A California federal judge has dismissed a putative class action alleging Major League Baseball and Commissioner Bud Selig violated federal antitrust law by conspiring to restrict the salaries of minor league players. Miranda et al. v. Office of the Commissioner of Baseball et al., No. 14-cv-05349 (N.D. Cal. Sept. 14, 2015).

The plaintiffs accused all 30 Major League teams and Commissioner Selig of colluding to limit minor league players’ salaries at below-market rates by agreeing to a uniform, league-wide salary scale for minor league players and artificially reducing the size of signing bonuses that entry-level players receive under MLB’s domestic and international signing bonus pool rules. They also challenged the legality of the “reserve clauses,” a common contractual provision that prevents a player from signing with another team for a period of time after the expiration of the player’s contract, asserting such mechanisms deny minor league players “the freedom of movement available to players in virtually all other professional sports.”

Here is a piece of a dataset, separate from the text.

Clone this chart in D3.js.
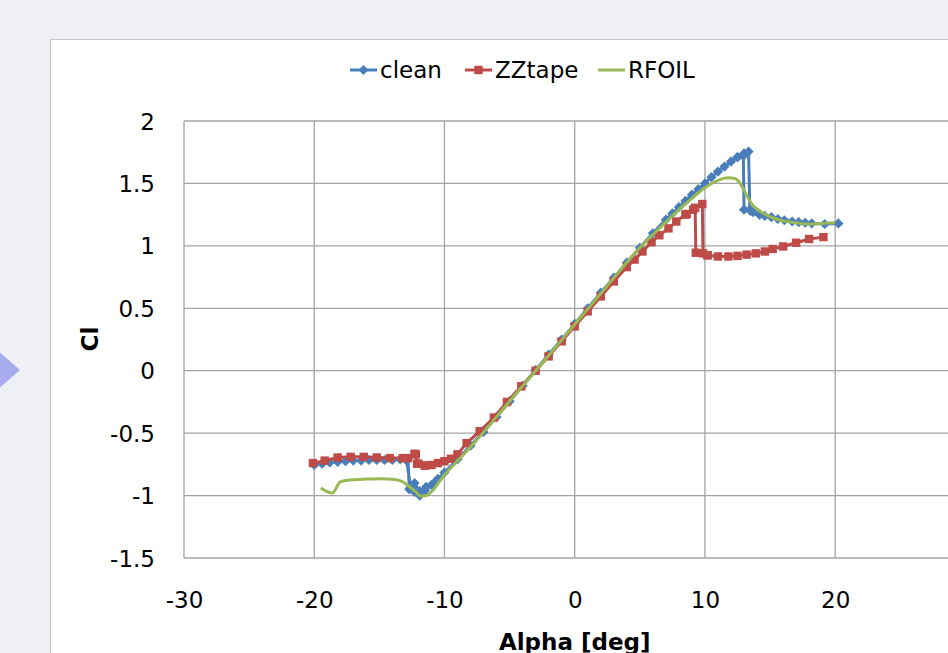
<!DOCTYPE html>
<html>
<head>
<meta charset="utf-8">
<script src="https://cdn.jsdelivr.net/npm/d3@7"></script>
<style>
  html, body { margin: 0; padding: 0; background: #eff0f6; overflow: hidden; }
  svg { display: block; }
  text { font-family: "DejaVu Sans", sans-serif; fill: #000; }
</style>
</head>
<body>
<svg id="chart" width="948" height="653"></svg>
<script>
// Lift coefficient vs angle of attack; null splits a series into separate runs.
const cleanAlpha = [-20, -19.4, -18.8, -18.2, -17.6, -17, -16.4, -15.8, -15.2, -14.6, -14, -13.4, -12.8,
  -12.7, -12.3, -11.9, -11.5, -11, -10.5, -10, -9, -8, -7, -6, -5, -4, -3, -2, -1, 0, 1, 2, 3, 4, 5, 6, 7,
  7.5, 8, 8.5, 9, 9.5, 10, 10.5, 11, 11.5, 12, 12.5, 13, 13.35,
  13.45, 13.7, 14.2, 14.6, 15.1, 15.6, 16.1, 16.7, 17.2, 17.7, 18.2, 19.2, 20.25,
  null, -10.8, -11.4, -11.9, -12.3, -12.6, -12.9,
  null, 14.2, 13.5, 13.0, 12.95, 12.5];
const cleanCl = [-0.755, -0.745, -0.735, -0.73, -0.725, -0.72, -0.72, -0.715, -0.715, -0.715, -0.715, -0.71, -0.705,
  -0.95, -0.97, -1.0, -0.96, -0.915, -0.865, -0.815, -0.71, -0.6, -0.49, -0.37, -0.245, -0.12, 0.005, 0.13, 0.25, 0.375, 0.5, 0.625, 0.745, 0.865, 0.985, 1.1, 1.21,
  1.26, 1.31, 1.36, 1.41, 1.455, 1.5, 1.55, 1.595, 1.635, 1.675, 1.71, 1.74, 1.755,
  1.29, 1.27, 1.25, 1.24, 1.23, 1.215, 1.205, 1.195, 1.19, 1.185, 1.18, 1.175, 1.18,
  null, -0.9, -0.93, -0.965, -0.9, -0.935, -0.72,
  null, 1.25, 1.28, 1.29, 1.72, 1.71];

const zzAlpha = [-20.1, -19.2, -18.2, -17.2, -16.2, -15.2, -14.2, -13.2, -12.3, -12.0, -11.5, -11.0, -10.5, -10.0, -9.5, -9.0,
  -8.3, -7.3, -6.2, -5.2, -4.1, -3.0, -2.0, -1.0, 0, 1, 2, 3, 4, 4.6, 5.2, 5.9, 6.5, 7.2, 7.8, 8.5, 9.1, 9.8,
  9.85, 10.2, 11.0, 11.8, 12.5, 13.2, 13.9, 14.6, 15.2, 16.0, 17.0, 18.0, 19.1,
  null, 10.2, 9.3, 9.25, 8.6,
  null, -11.5, -12.1, -12.2, -12.8];
const zzCl = [-0.74, -0.72, -0.695, -0.69, -0.69, -0.695, -0.7, -0.7, -0.665, -0.745, -0.76, -0.755, -0.74, -0.725, -0.705, -0.67,
  -0.58, -0.485, -0.375, -0.25, -0.125, 0.0, 0.115, 0.235, 0.355, 0.475, 0.595, 0.715, 0.83, 0.89, 0.955, 1.03, 1.085, 1.14, 1.195, 1.25, 1.29, 1.335,
  0.94, 0.925, 0.915, 0.915, 0.92, 0.93, 0.94, 0.955, 0.975, 0.995, 1.025, 1.055, 1.07,
  null, 0.925, 0.945, 1.305, 1.255,
  null, -0.76, -0.745, -0.67, -0.7];

const rfoilAlpha = [-19.5, -18.6, -18.0, -17.2, -16, -15, -14, -13.3, -12.8, -12.2, -11.8, -11.4, -10, -7.5, -5, -2.5, 0, 2.5, 5,
  7, 8, 9, 10, 11, 11.8, 12.3, 12.7, 13.0, 13.3, 13.6, 14.0, 14.5, 15.2, 16, 17, 18, 19, 20];
const rfoilCl = [-0.94, -0.98, -0.89, -0.875, -0.868, -0.865, -0.87, -0.885, -0.92, -0.97, -1.005, -1.0, -0.835, -0.552, -0.245, 0.06, 0.37, 0.68, 0.985,
  1.19, 1.29, 1.38, 1.465, 1.525, 1.545, 1.54, 1.5, 1.445, 1.385, 1.335, 1.295, 1.26, 1.225, 1.2, 1.185, 1.175, 1.18, 1.185];

const xTicks = [-30, -20, -10, 0, 10, 20, 30];
const yTicks = [-1.5, -1, -0.5, 0, 0.5, 1, 1.5, 2];
const seriesNames = ["clean", "ZZtape", "RFOIL"];
const seriesColors = ["#4a7ebb", "#be4b48", "#98b954"];

const svg = d3.select("#chart");

// decorative arrow at the left edge of the page
svg.append("path")
  .attr("d", "M-20,335 L20,370 L-20,405 Z")
  .attr("fill", "#a9abf0");

// chart panel
svg.append("rect")
  .attr("x", 50.5).attr("y", 39.5)
  .attr("width", 960).attr("height", 700)
  .attr("fill", "#fff").attr("stroke", "#c8c8cc").attr("stroke-width", 1);

const x = d3.scaleLinear().domain([-30, 30]).range([184, 965.4]);
const y = d3.scaleLinear().domain([-1.5, 2]).range([558, 121]);

// gridlines
const grid = svg.append("g").attr("stroke", "#a3a3a3").attr("stroke-width", 1.3);
grid.selectAll("line.h").data(yTicks).join("line")
  .attr("x1", x(-30)).attr("x2", x(30))
  .attr("y1", d => y(d)).attr("y2", d => y(d));
grid.selectAll("line.v").data(xTicks).join("line")
  .attr("x1", d => x(d)).attr("x2", d => x(d))
  .attr("y1", y(2)).attr("y2", y(-1.5));

// axes (labels only; gridlines above act as axis lines)
const fmt = d => String(d);
const yAxis = svg.append("g").attr("transform", `translate(${x(-30) - 29},0)`)
  .call(d3.axisLeft(y).tickValues(yTicks).tickSize(0).tickPadding(0).tickFormat(fmt));
const xAxis = svg.append("g").attr("transform", `translate(0,${y(-1.5) + 34})`)
  .call(d3.axisBottom(x).tickValues(xTicks).tickSize(0).tickPadding(0).tickFormat(fmt));
[yAxis, xAxis].forEach(a => {
  a.select(".domain").remove();
  a.selectAll("text").attr("font-size", 23).attr("font-family", "DejaVu Sans, sans-serif").attr("fill", "#000");
});
xAxis.selectAll("text").attr("dy", "0.71em");
yAxis.selectAll("text").attr("dy", "0.35em");

// axis titles
svg.append("text")
  .attr("transform", "translate(98,339) rotate(-90)")
  .attr("text-anchor", "middle").attr("font-weight", "bold").attr("font-size", 23)
  .text("Cl");
svg.append("text")
  .attr("x", x(0)).attr("y", 650)
  .attr("text-anchor", "middle").attr("font-weight", "bold").attr("font-size", 23)
  .text("Alpha [deg]");

function pairs(ax, cy) {
  return ax.map((a, i) => (a === null ? null : [a, cy[i]]));
}

const line = d3.line()
  .defined(d => d !== null)
  .x(d => x(d[0])).y(d => y(d[1]));

const clean = pairs(cleanAlpha, cleanCl);
const zz = pairs(zzAlpha, zzCl);
const rf = pairs(rfoilAlpha, rfoilCl);

const diamond = d3.symbol().type(d3.symbolDiamond2).size(66);
const square = d3.symbol().type(d3.symbolSquare2).size(90);

// clean
svg.append("path").datum(clean).attr("d", line)
  .attr("fill", "none").attr("stroke", seriesColors[0]).attr("stroke-width", 3).attr("stroke-linejoin", "round");
svg.append("g").selectAll("path").data(clean.filter(d => d)).join("path")
  .attr("d", diamond).attr("transform", d => `translate(${x(d[0])},${y(d[1])})`)
  .attr("fill", seriesColors[0]);

// ZZtape
svg.append("path").datum(zz).attr("d", line)
  .attr("fill", "none").attr("stroke", seriesColors[1]).attr("stroke-width", 3).attr("stroke-linejoin", "round");
svg.append("g").selectAll("path").data(zz.filter(d => d)).join("path")
  .attr("d", square).attr("transform", d => `translate(${x(d[0])},${y(d[1])})`)
  .attr("fill", seriesColors[1]);

// RFOIL
svg.append("path").datum(rf).attr("d", d3.line().curve(d3.curveMonotoneX).x(d => x(d[0])).y(d => y(d[1])))
  .attr("fill", "none").attr("stroke", seriesColors[2]).attr("stroke-width", 3).attr("stroke-linejoin", "round");

// legend
const legendItems = [
  { name: seriesNames[0], color: seriesColors[0], marker: diamond, x: 350 },
  { name: seriesNames[1], color: seriesColors[1], marker: square, x: 465 },
  { name: seriesNames[2], color: seriesColors[2], marker: null, x: 598 }
];
const lg = svg.append("g").attr("transform", "translate(0,70)");
legendItems.forEach(it => {
  const g = lg.append("g").attr("transform", `translate(${it.x},0)`);
  g.append("line").attr("x1", 0).attr("x2", 27).attr("y1", 0).attr("y2", 0)
    .attr("stroke", it.color).attr("stroke-width", 3);
  if (it.marker) {
    g.append("path").attr("d", it.marker).attr("transform", "translate(13.5,0)").attr("fill", it.color);
  }
  g.append("text").attr("x", 30).attr("y", 0).attr("dy", "0.35em")
    .attr("font-size", 23).text(it.name);
});
</script>
</body>
</html>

U.S. District Judge Haywood S. Gilliam, Jr., dismissed the suit, finding the antitrust exemption, which has been applied to MLB in several cases, also applies to the employment of minor league players.

MLB has historically been granted a unique exemption from federal antitrust law, created by the U.S. Supreme Court in 1922, Federal Baseball Club v. National League. Chief Justice Oliver Wendell Holmes ruled that baseball was not interstate commerce, but were exhibitions exempt from antitrust laws. The Supreme Court confirmed the antitrust exemption for MLB in 1972 and followed by other courts since. (Most recently, the Ninth Circuit affirmed the exemption in City of San Jose et al. v. Office of the Commissioner of Baseball.)

To distinguish their case from similar suits against MLB, the Miranda plaintiffs’ complaint emphasizes that their suit is the first to allege antitrust allegations with respect to the pay scale for minor league players.

Judge Gilliam rejected that argument and granted MLB’s motion to dismiss, holding that “baseball’s historic antitrust exemption bars antitrust claims arising from Plaintiffs’ employment as minor league baseball players.”

Judge Gilliam concluded MLB’s minor league pay practices were clearly encompassed by the antitrust exemption:

There can be no reasonable dispute that the alleged restrictions on the pay and mobility of minor league baseball players fall into the articulation of the antitrust exemption recognized in City of San Jose, which applies broadly to the ‘business of providing public baseball games for profit between clubs of professional baseball players.’

Judge Gilliam pointed out that change of the plaintiffs’ economic circumstances must come from the Supreme Court or Congress.

In short, Plaintiffs have a persuasive policy argument that the Defendants should not be afforded carte blanche to restrict the pay and mobility of minor league players without answering to the federal antitrust laws that apply to the employment of major league baseball players and, for that matter, all other professional sports leagues. But that policy argument must be made to Congress or the Supreme Court.

As of this writing, it is unknown whether the Miranda plaintiffs will appeal Judge Gilliam’s decision.